Exercise instructions:
Only the lines from the top of the listing below to the line that has "(0,0) rectangle (1204,473);" should be echoed, with both ends kept and pictures left out.

Items:
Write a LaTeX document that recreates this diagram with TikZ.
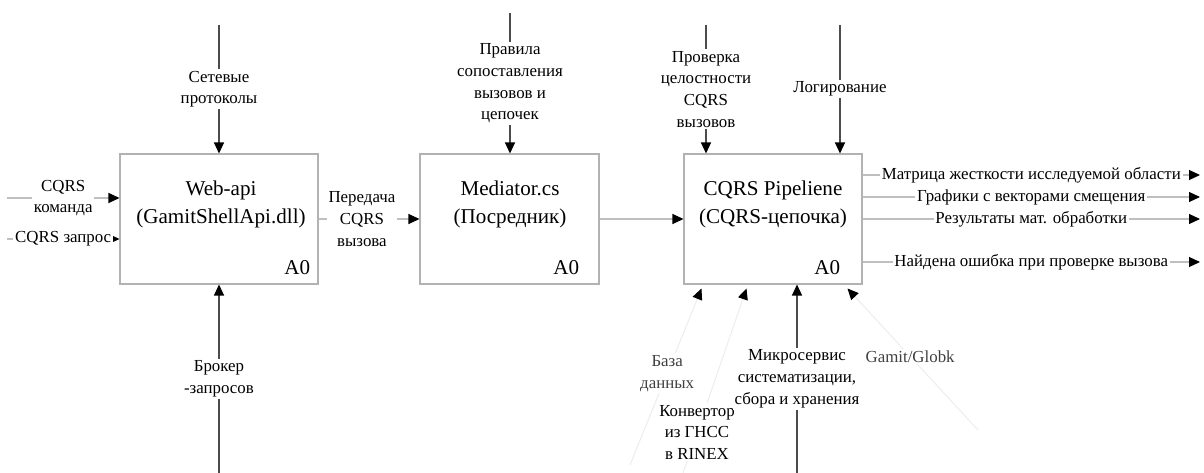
\documentclass[tikz,border=0pt]{standalone}
\usepackage{fontspec}
\setmainfont{Liberation Serif}
\usetikzlibrary{arrows.meta, positioning, calc}

\begin{document}
\begin{tikzpicture}[x=0.02cm, y=-0.02cm,
    box/.style={draw=black!30, line width=0.6pt, minimum width=3.96cm, minimum height=2.6cm},
    title/.style={align=center, font=\fontsize{12}{16}\selectfont},
    num/.style={font=\fontsize{12}{14}\selectfont, anchor=south east, inner sep=0pt},
    lbl/.style={align=center, fill=white, inner sep=1pt, font=\fontsize{9.6}{12.4}\selectfont},
    vline/.style={draw=black!70, line width=0.6pt, -{Triangle[length=2.2mm, width=2mm, color=black]}},
    hline/.style={draw=black!25, line width=0.6pt, -{Triangle[length=2.2mm, width=2mm, color=black]}},
    faint/.style={draw=black!7, line width=0.6pt, -{Triangle[length=2.2mm, width=2mm, color=black]}},
]
  \useasboundingbox (0,0) rectangle (1204,473);

  % Function boxes
  \node[box] (webapi) at (219,219) {};
  \node[box, minimum width=3.58cm] (mediator) at (509.5,219) {};
  \node[box, minimum width=3.56cm] (pipeline) at (773,219) {};

  \node[title] (webapiT) at (221,204) {Web-api\\(GamitShellApi.dll)};
  \node[title] (mediatorT) at (510,204) {Mediator.cs\\(Посредник)};
  \node[title] (pipelineT) at (773,204) {CQRS Pipeliene\\(CQRS-цепочка)};

  \node[num] (webapiN) at ([xshift=-0.16cm, yshift=0.18cm]webapi.south east) {A0};
  \node[num] (mediatorN) at ([xshift=-0.4cm, yshift=0.18cm]mediator.south east) {A0};
  \node[num] (pipelineN) at ([xshift=-0.44cm, yshift=0.18cm]pipeline.south east) {A0};

  % Controls (top)
  \coordinate (netIn) at (219,25);
  \coordinate (rulesIn) at (510,13);
  \coordinate (checkIn) at (706,25);
  \coordinate (logIn) at (840,25);
  \draw[vline] (netIn) -- node[lbl] {Сетевые\\протоколы} (netIn |- webapi.north);
  \draw[vline] (rulesIn) -- node[lbl] {Правила\\сопоставления\\вызовов и\\цепочек} (rulesIn |- mediator.north);
  \draw[vline] (checkIn) -- node[lbl] {Проверка\\целостности\\CQRS\\вызовов} (checkIn |- pipeline.north);
  \draw[vline] (logIn) -- node[lbl] {Логирование} (logIn |- pipeline.north);

  % Inputs (left)
  \coordinate (cmdIn) at (7,198);
  \coordinate (qryIn) at (7,239);
  \draw[hline] (cmdIn) -- node[lbl] {CQRS\\команда} (cmdIn -| webapi.west);
  \draw[hline] (qryIn) -- node[lbl] {CQRS запрос} (qryIn -| webapi.west);

  % Between boxes
  \draw[hline] (webapi.east) -- node[lbl, pos=0.43] {Передача\\CQRS\\вызова} (mediator.west);
  \draw[hline] (mediator.east) -- (pipeline.west);

  % Outputs (right)
  \coordinate (out1) at (1200,175);
  \coordinate (out2) at (1200,197);
  \coordinate (out3) at (1200,219);
  \coordinate (out4) at (1200,262);
  \draw[hline] (out1 -| pipeline.east) -- node[lbl] {Матрица жесткости исследуемой области} (out1);
  \draw[hline] (out2 -| pipeline.east) -- node[lbl] {Графики с векторами смещения} (out2);
  \draw[hline] (out3 -| pipeline.east) -- node[lbl] {Результаты мат. обработки} (out3);
  \draw[hline] (out4 -| pipeline.east) -- node[lbl] {Найдена ошибка при проверке вызова} (out4);

  % Mechanisms (bottom)
  \coordinate (brokerIn) at (219,473);
  \draw[vline] (brokerIn) -- node[lbl] {Брокер\\-запросов} (brokerIn |- webapi.south);

  \coordinate (dbIn) at (630,465);
  \coordinate (convIn) at (683,473);
  \coordinate (msIn) at (797,473);
  \coordinate (gamitIn) at (978,430);
  \coordinate (dbTip) at ($(pipeline.south west)+(18,4)$);
  \coordinate (convTip) at ($(pipeline.south west)+(63,4)$);
  \coordinate (gamitTip) at ($(pipeline.south west)+(164,4)$);
  \draw[faint] (dbIn) -- node[lbl, pos=0.52, text=black!75] {База\\данных} (dbTip);
  \draw[faint] (convIn) -- node[lbl, pos=0.22] {Конвертор\\из ГНСС\\в RINEX} (convTip);
  \draw[vline] (msIn) -- node[lbl, pos=0.5] {Микросервис\\систематизации,\\сбора и хранения} (msIn |- pipeline.south);
  \draw[faint] (gamitIn) -- node[lbl, pos=0.52, text=black!75] {Gamit/Globk} (gamitTip);
\end{tikzpicture}
\end{document}
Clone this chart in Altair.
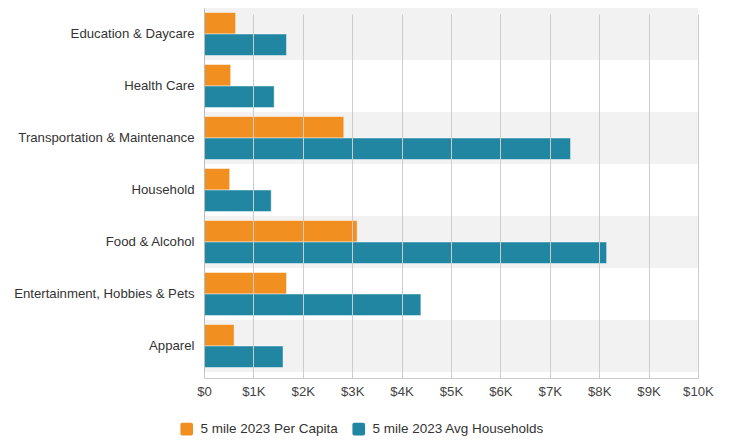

Answer below:
Write a LaTeX document that recreates this diagram with TikZ.
\documentclass[tikz,border=0pt]{standalone}
\usepackage{fontspec}
\setmainfont{Liberation Serif}
\usetikzlibrary{arrows.meta, positioning, calc}

\begin{document}
\begin{tikzpicture}[x=0.02cm, y=-0.02cm,
    box/.style={draw=black!30, line width=0.6pt, minimum width=3.96cm, minimum height=2.6cm},
    title/.style={align=center, font=\fontsize{12}{16}\selectfont},
    num/.style={font=\fontsize{12}{14}\selectfont, anchor=south east, inner sep=0pt},
    lbl/.style={align=center, fill=white, inner sep=1pt, font=\fontsize{9.6}{12.4}\selectfont},
    vline/.style={draw=black!70, line width=0.6pt, -{Triangle[length=2.2mm, width=2mm, color=black]}},
    hline/.style={draw=black!25, line width=0.6pt, -{Triangle[length=2.2mm, width=2mm, color=black]}},
    faint/.style={draw=black!7, line width=0.6pt, -{Triangle[length=2.2mm, width=2mm, color=black]}},
]
  \useasboundingbox (0,0) rectangle (1204,473);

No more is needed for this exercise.